Shrinkage is the loss of inventory that occurs between purchase and the point of sale. The shrinkage rate is calculated by dividing the value of lost inventory by the total sales over the same period. Losses typically result from theft, damage, or administrative errors. Monitoring this rate helps identify vulnerabilities in security and operational processes that erode profit margins.

Stock-to-Sales Ratio

The stock-to-sales ratio compares the inventory on hand at the beginning of a period to the sales achieved during that period. This metric helps retailers maintain an optimal balance between meeting demand and avoiding excessive holding costs. A ratio that is too high signals overstocking, which ties up capital, while a ratio that is too low indicates potential lost sales from stock-outs.

Labor Cost Percentage

Labor cost percentage measures the efficiency of employee spending by comparing total labor costs to net sales. The calculation involves dividing the total cost of employee wages and benefits by the total sales revenue. Retailers use this metric to optimize staffing levels and scheduling, ensuring employee expense aligns with sales volume and customer traffic.
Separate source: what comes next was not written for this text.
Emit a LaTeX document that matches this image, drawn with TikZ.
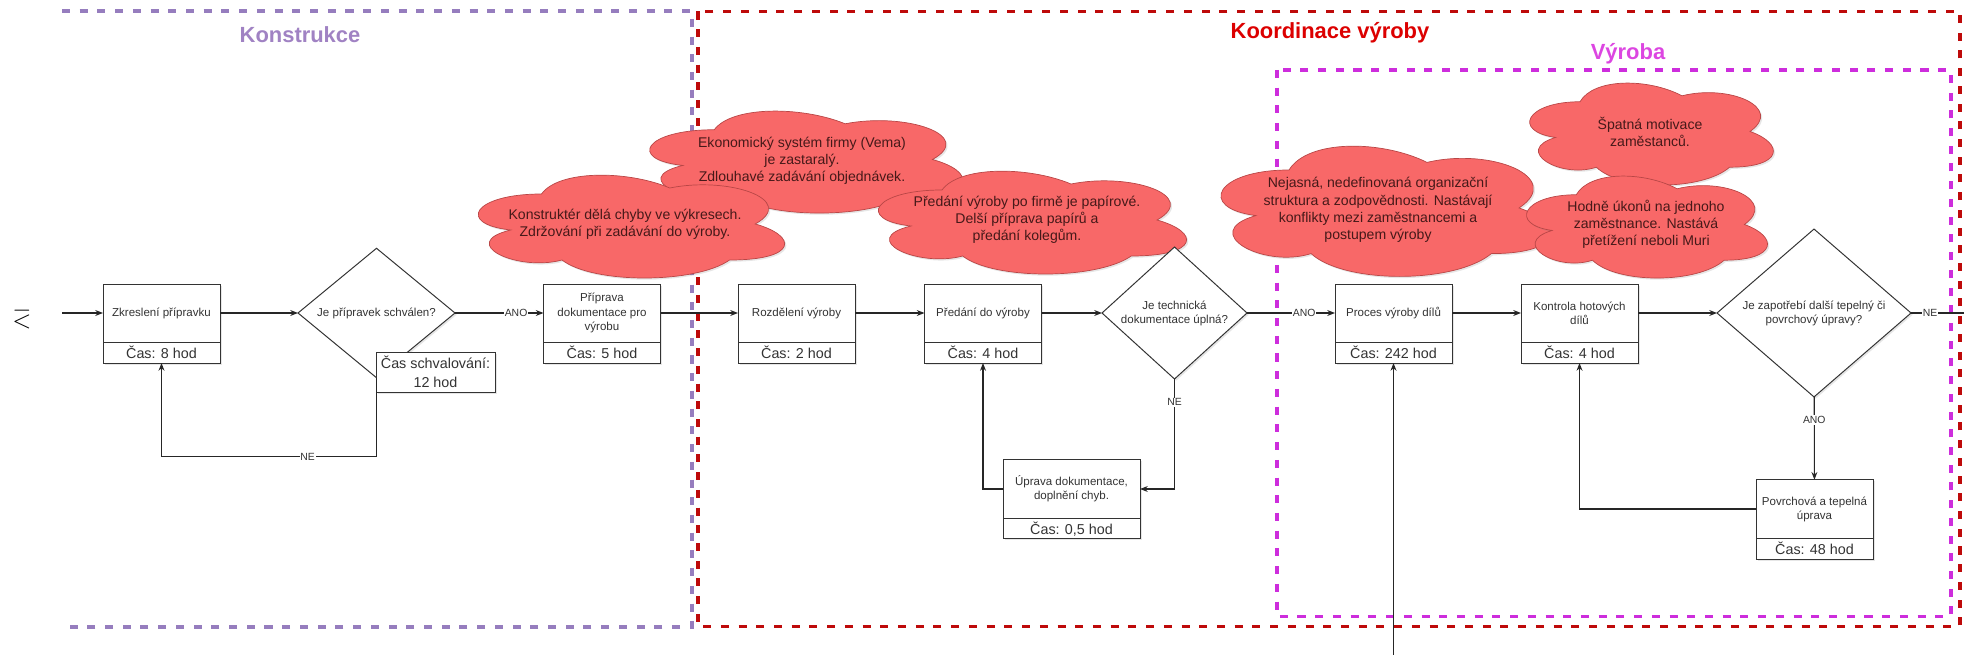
\documentclass[tikz,border=0pt]{standalone}
\usepackage{fontspec}
\setmainfont{Liberation Sans}
\usepackage{tikz}
\usetikzlibrary{positioning,calc,arrows.meta,shapes.geometric,shadows}
\definecolor{konstrline}{RGB}{150,125,190}
\definecolor{konstrtitle}{RGB}{160,130,195}
\definecolor{koordline}{RGB}{190,10,10}
\definecolor{koordtitle}{RGB}{220,0,0}
\definecolor{vyrobaline}{RGB}{205,45,220}
\definecolor{vyrobatitle}{RGB}{220,70,225}
\definecolor{cloudfill}{RGB}{248,104,104}
\definecolor{cloudline}{RGB}{185,70,70}
\definecolor{cloudtext}{RGB}{70,25,25}
\newlength\pxu
\setlength\pxu{0.025cm}
% cloud outline: left, top, width, height
\newcommand{\cloudat}[4]{%
  \draw[cloudbg, shift={(#1,#2)}, xscale=#3, yscale=#4]
    (0.25,0.25) .. controls (0.05,0.25) and (0,0.5) .. (0.16,0.55)
    .. controls (0,0.66) and (0.18,0.9) .. (0.31,0.8)
    .. controls (0.4,1) and (0.7,1) .. (0.8,0.8)
    .. controls (1,0.8) and (1,0.6) .. (0.875,0.5)
    .. controls (1,0.3) and (0.8,0.1) .. (0.625,0.2)
    .. controls (0.5,0.05) and (0.3,0.05) .. (0.25,0.25) -- cycle;}

\begin{document}
\begin{tikzpicture}[x=0.025cm, y=-0.025cm, >={Stealth[length=5.5pt,width=4.2pt]},
  proc/.style={rectangle, draw=black!80, fill=white, line width=0.7pt, outer sep=0pt, minimum width=117\pxu, minimum height=58\pxu, inner sep=1pt, align=center, font=\fontsize{8.2}{10}\selectfont, text=black!80, drop shadow={shadow xshift=1.2pt, shadow yshift=-1.2pt, opacity=0.2}},
  cas/.style={rectangle, draw=black!80, fill=white, line width=0.7pt, outer sep=0pt, minimum width=117\pxu, minimum height=21\pxu, inner sep=0pt, align=center, font=\fontsize{10.2}{13.8}\selectfont, text=black!80, drop shadow={shadow xshift=1.2pt, shadow yshift=-1.2pt, opacity=0.2}},
  decision/.style={diamond, draw=black!80, fill=white, line width=0.7pt, outer sep=0pt, inner sep=0pt, align=center, font=\fontsize{8.2}{10}\selectfont, text=black!80, drop shadow={shadow xshift=1.2pt, shadow yshift=-1.2pt, opacity=0.2}},
  cloudbg/.style={draw=cloudline, fill=cloudfill, line width=0.5pt, drop shadow={shadow xshift=1.2pt, shadow yshift=-1.2pt, opacity=0.2}},
  cloudtxt/.style={align=center, font=\fontsize{10}{12.2}\selectfont, text=cloudtext},
  frame/.style={dash pattern=on 5.7pt off 6.9pt, line width=2.3pt},
  title/.style={font=\fontsize{15.6}{18}\selectfont\bfseries},
  flow/.style={->, draw=black!85, line width=0.8pt},
  lbl/.style={fill=white, inner sep=0.6pt, font=\fontsize{7.4}{8}\selectfont, text=black!80}]

\useasboundingbox (0,0) rectangle (1964,655);

% frames
\draw[frame, konstrline] (62,11) -- (692,11) -- (692,627) -- (62,627);
\draw[frame, koordline] (698,11.5) rectangle (1960,626.5);
\draw[frame, vyrobaline] (1277,70) rectangle (1951,616.5);

\node[title, text=konstrtitle] (t-konstr) at (300,35) {Konstrukce};
\node[title, text=koordtitle] (t-koord) at (1330,33) {Koordinace výroby};
\node[title, text=vyrobatitle] (t-vyroba) at (1628,53.5) {Výroba};

\node[rotate=180, font=\fontsize{16}{16}\selectfont] (mark) at (22,320) {$\geq$};

% clouds
\cloudat{627}{100}{349}{119}
\node[cloudtxt] (c-ekon) at (802,161) {Ekonomický systém firmy (Vema)\\je zastaralý.\\Zdlouhavé zadávání objednávek.};
\cloudat{456}{164}{342}{120}
\node[cloudtxt] (c-konst) at (625,224) {Konstruktér dělá chyby ve výkresech.\\Zdržování při zadávání do výroby.};
\cloudat{856}{160}{344}{120}
\node[cloudtxt] (c-pred) at (1027,220) {Předání výroby po firmě je papírové.\\Delší příprava papírů a\\předání kolegům.};
\cloudat{1197}{132}{368}{152}
\node[cloudtxt] (c-nej) at (1378,210) {Nejasná, nedefinovaná organizační\\struktura a zodpovědnosti. Nastávají\\konflikty mezi zaměstnancemi a\\postupem výroby};
\cloudat{1512}{72}{272}{119}
\node[cloudtxt] (c-spat) at (1650,132) {Špatná motivace\\zaměstanců.};
\cloudat{1509}{165}{269}{119}
\node[cloudtxt] (c-hodne) at (1646,224) {Hodně úkonů na jednoho\\zaměstnance. Nastává\\přetížení neboli Muri};

% process boxes
\node[proc] (zkr) at (161.5,313) {Zkreslení přípravku};
\node[cas, below=0pt of zkr] (zkr-t) {Čas: 8 hod};
\node[decision, minimum width=157\pxu, minimum height=78\pxu] (d1) at (376.5,313) {Je přípravek schválen?};
\node[cas, minimum width=119\pxu, minimum height=40\pxu] (schv) at (435.5,372) {Čas schvalování:\\12 hod};
\node[proc] (prip) at (602,313) {Příprava\\dokumentace pro\\výrobu};
\node[cas, below=0pt of prip] (prip-t) {Čas: 5 hod};
\node[proc] (rozd) at (796.5,313) {Rozdělení výroby};
\node[cas, below=0pt of rozd] (rozd-t) {Čas: 2 hod};
\node[proc] (pred) at (983,313) {Předání do výroby};
\node[cas, below=0pt of pred] (pred-t) {Čas: 4 hod};
\node[decision, minimum width=145\pxu, minimum height=107\pxu] (d2) at (1174.5,313) {Je technická\\dokumentace úplná?};
\node[proc, minimum width=137\pxu, minimum height=59.5\pxu] (uprava) at (1071.5,489) {Úprava dokumentace,\\doplnění chyb.};
\node[cas, minimum width=137\pxu, minimum height=20\pxu, below=0pt of uprava] (uprava-t) {Čas: 0,5 hod};
\node[proc] (proces) at (1393.5,313) {Proces výroby dílů};
\node[cas, below=0pt of proces] (proces-t) {Čas: 242 hod};
\node[proc] (kontr) at (1579.5,313) {Kontrola hotových\\dílů};
\node[cas, below=0pt of kontr] (kontr-t) {Čas: 4 hod};
\node[decision, minimum width=194\pxu, minimum height=116\pxu] (d3) at (1814,313) {Je zapotřebí další tepelný či\\povrchový úpravy?};
\node[proc, minimum height=58.5\pxu] (povrch) at (1814.5,509) {Povrchová a tepelná\\úprava};
\node[cas, below=0pt of povrch] (povrch-t) {Čas: 48 hod};

\coordinate (in) at (62,313);
\coordinate (out) at (1964,313);
\coordinate (from) at (1393.5,655);

% connectors
\draw[flow] (in) -- (zkr);
\draw[flow] (zkr) -- (d1);
\draw[flow] (d1) -- node[lbl, pos=0.69] {ANO} (prip);
\draw[flow] (d1.south) -- ++(0,79) -| node[lbl, pos=0.16] {NE} (zkr-t.south);
\draw[flow] (prip) -- (rozd);
\draw[flow] (rozd) -- (pred);
\draw[flow] (pred) -- (d2);
\draw[flow] (d2) -- node[lbl, pos=0.65] {ANO} (proces);
\draw[flow] (d2.south) |- node[lbl, pos=0.105] {NE} (uprava.east);
\draw[flow] (uprava.west) -| (pred-t.south);
\draw[flow] (proces) -- (kontr);
\draw[flow] (kontr) -- (d3);
\draw[flow, -] (d3) -- node[lbl, pos=0.36] {NE} (out);
\draw[flow] (d3) -- node[lbl, pos=0.28] {ANO} (povrch);
\draw[flow] (povrch.west) -| (kontr-t.south);
\draw[flow] (from) -- (proces-t.south);
\end{tikzpicture}
\end{document}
Customer Experience and Loyalty KPIs

Customer Lifetime Value (CLV)

Customer Lifetime Value (CLV) is a projection of the total revenue a business expects to generate from a single customer throughout their relationship with the brand. This metric highlights the long-term profitability of cultivating loyal customers. A higher CLV justifies greater investment in customer retention and loyalty programs, as retaining existing customers is more cost-effective than acquiring new ones.

Net Promoter Score (NPS)

The Net Promoter Score (NPS) measures a customer’s willingness to recommend a company’s products or services. Customers are surveyed on a 0-to-10 scale, classifying them as Promoters (9-10), Passives (7-8), or Detractors (0-6). The resulting score indicates overall customer satisfaction and the health of the brand’s reputation.

Customer Retention Rate

Customer Retention Rate (CRR) measures the percentage of customers a retailer keeps over a specific period. It is calculated by taking the number of customers at the end of the period, subtracting new customers acquired, and dividing that result by the number of customers at the start of the period. A strong retention rate signifies that loyalty programs and customer service strategies are successfully fostering repeat business and predictable revenue growth.

Implementing and Using Retail KPIs Effectively

Effective KPI implementation begins with selecting metrics that align directly with overarching business objectives, such as choosing GMROI to improve inventory profitability. Retailers must establish clear, measurable, and time-bound targets for each indicator. This transforms a simple data point into a performance target that motivates action.

Maintaining accurate and consistent data collection requires reliable point-of-sale and inventory management systems. The value of a KPI is unlocked in the analysis of its underlying factors. Managers must investigate why a metric is performing as it is; for example, a low conversion rate may prompt a review of staff training or store layout. The final step is to use these insights to implement strategic changes, creating a continuous cycle of measurement, analysis, and action.